Understanding Traditional Commercial Mortgages

Traditional commercial loans are what many older investors are already familiar with from owning homes or businesses.

  • Down Payment: Usually requires 25–30% upfront. On a $2.5 million, 12-unit apartment, that’s $625,000–$750,000.
  • Loan Term & Amortization: Typically 20–25 years, which means the monthly payments are higher compared to CMHC options.
  • Approval Process: Focuses on both the investor’s financial strength (income, credit history) and the building’s income potential.
  • Flexibility: Works for many property types, including those that may not meet CMHC’s energy-efficiency or accessibility criteria.

Best for retirees who have built up substantial savings or equity, want quicker approvals, and prefer straightforward deals, even if the monthly payments are steeper.


Understanding CMHC-Insured Financing (MLI Select)

The Canada Mortgage and Housing Corporation’s (CMHC) MLI Select program was designed to make rental housing more accessible. For seniors entering real estate investing, it offers unique advantages:

  • Down Payment: As low as 5–15%, meaning you don’t need to tie up most of your retirement nest egg.
  • Amortization: Can extend up to 50 years, drastically lowering monthly payments and improving cash flow.
  • Lower Interest Rates: Since CMHC guarantees the loan, lenders offer more favorable terms.
  • Qualifying Properties: Buildings with features like energy efficiency or accessibility score higher, but standard apartments can also qualify.

Best for retirees who want peace of mind, stronger monthly cash flow, and the ability to preserve their capital for healthcare, travel, or family support.

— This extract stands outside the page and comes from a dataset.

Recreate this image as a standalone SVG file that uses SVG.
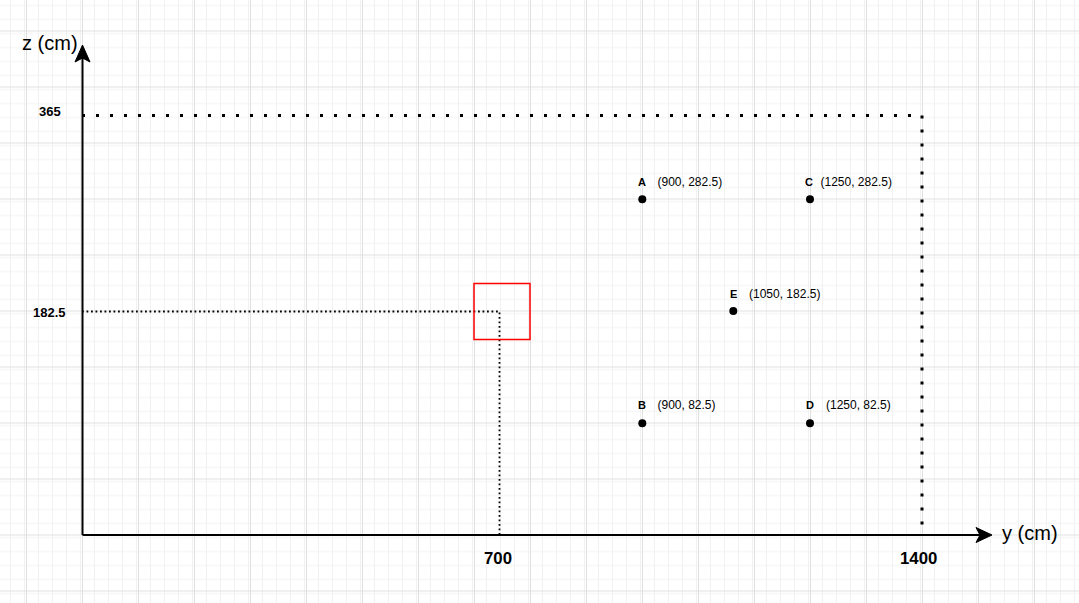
<svg xmlns="http://www.w3.org/2000/svg" width="1079" height="603" viewBox="0 0 1079 603">
  <defs>
    <pattern id="minor" patternUnits="userSpaceOnUse" x="26" y="30.5" width="14" height="14">
      <path d="M0.5,0 V14 M0,0.5 H14" fill="none" stroke="#f1f1f1" stroke-width="1"/>
    </pattern>
    <pattern id="major" patternUnits="userSpaceOnUse" x="26" y="30.5" width="56" height="56">
      <rect width="56" height="56" fill="url(#minor)"/>
      <path d="M0.5,0 V56 M0,0.5 H56" fill="none" stroke="#e0e0e0" stroke-width="1"/>
    </pattern>
    <style>
      .axis { stroke: #000; stroke-width: 2; fill: none; }
      .head { fill: #000; stroke: #000; stroke-width: 1; }
      .bigdot { stroke: #000; stroke-width: 3; fill: none; stroke-dasharray: 3 11; }
      .smalldot { stroke: #000; stroke-width: 1.8; fill: none; stroke-dasharray: 1.8 2.7; }
      .axlabel { font-family: "Liberation Sans", Arial, sans-serif; font-size: 20px; fill: #000; }
      .tick { font-family: "Liberation Sans", Arial, sans-serif; font-size: 13px; font-weight: bold; fill: #000; }
      .tickbig { font-family: "Liberation Sans", Arial, sans-serif; font-size: 16.8px; font-weight: bold; fill: #000; }
      .pname { font-family: "Liberation Sans", Arial, sans-serif; font-size: 11px; font-weight: bold; fill: #000; }
      .pcoord { font-family: "Liberation Sans", Arial, sans-serif; font-size: 12px; fill: #000; }
      .pt { fill: #000; }
    </style>
  </defs>
  <rect width="1079" height="603" fill="#ffffff"/>
  <rect width="1079" height="603" fill="url(#major)"/>

  <g id="connectors">
    <path class="bigdot" d="M82,115.5 H922 V535"/>
    <path class="smalldot" d="M82,311.5 H499.5 V535"/>
    <path class="axis" d="M82.5,535 V55"/>
    <path class="head" d="M82.5,45 L90,62 L82.5,58 L75,62 Z"/>
    <path class="axis" d="M82.5,535 H982"/>
    <path class="head" d="M992,535 L976,542.5 L980,535 L976,527.5 Z"/>
  </g>

  <g id="axis-labels">
    <text class="axlabel" x="22" y="49.5">z (cm)</text>
    <text class="axlabel" x="1002" y="539.5">y (cm)</text>
    <text class="tick" x="39" y="116">365</text>
    <text class="tick" x="33" y="316.5">182.5</text>
    <text class="tickbig" x="484" y="564">700</text>
    <text class="tickbig" x="900" y="564">1400</text>
  </g>

  <g id="red-square">
    <rect x="474" y="283.5" width="56" height="56" fill="none" stroke="#ff0000" stroke-width="1.5"/>
  </g>

  <g id="point-A">
    <circle class="pt" cx="642.3" cy="199.3" r="4"/>
    <text class="pname" x="638" y="185.7">A</text>
    <text class="pcoord" x="657.5" y="185.7">(900, 282.5)</text>
  </g>
  <g id="point-C">
    <circle class="pt" cx="810" cy="199.3" r="4"/>
    <text class="pname" x="805" y="185.7">C</text>
    <text class="pcoord" x="820.5" y="185.7">(1250, 282.5)</text>
  </g>
  <g id="point-E">
    <circle class="pt" cx="733.3" cy="311" r="4"/>
    <text class="pname" x="730" y="297.5">E</text>
    <text class="pcoord" x="749" y="297.5">(1050, 182.5)</text>
  </g>
  <g id="point-B">
    <circle class="pt" cx="642.3" cy="423.3" r="4"/>
    <text class="pname" x="638" y="409">B</text>
    <text class="pcoord" x="657.5" y="409">(900, 82.5)</text>
  </g>
  <g id="point-D">
    <circle class="pt" cx="810" cy="423.3" r="4"/>
    <text class="pname" x="806" y="409">D</text>
    <text class="pcoord" x="826" y="409">(1250, 82.5)</text>
  </g>
</svg>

Key Considerations for Seniors

  • Cash Flow Matters Most: At retirement, a property that pays you every month is far more valuable than one that looks good on paper but drains your savings.
  • Risk Comfort: Traditional loans can feel riskier because of high upfront costs, while CMHC-insured loans spread risk and make financing easier.
  • Timeline: CMHC loans can take longer to process, so patience is key.

Conclusion

Whether you choose a traditional mortgage for speed and simplicity or a CMHC loan for lower stress and higher cash flow, apartment investing in Calgary can be a retirement-friendly way to secure a steady income. With Calgary’s strong rental demand and population growth, retirees are well-positioned to use financing as a tool to create stability, independence, and a legacy for years to come.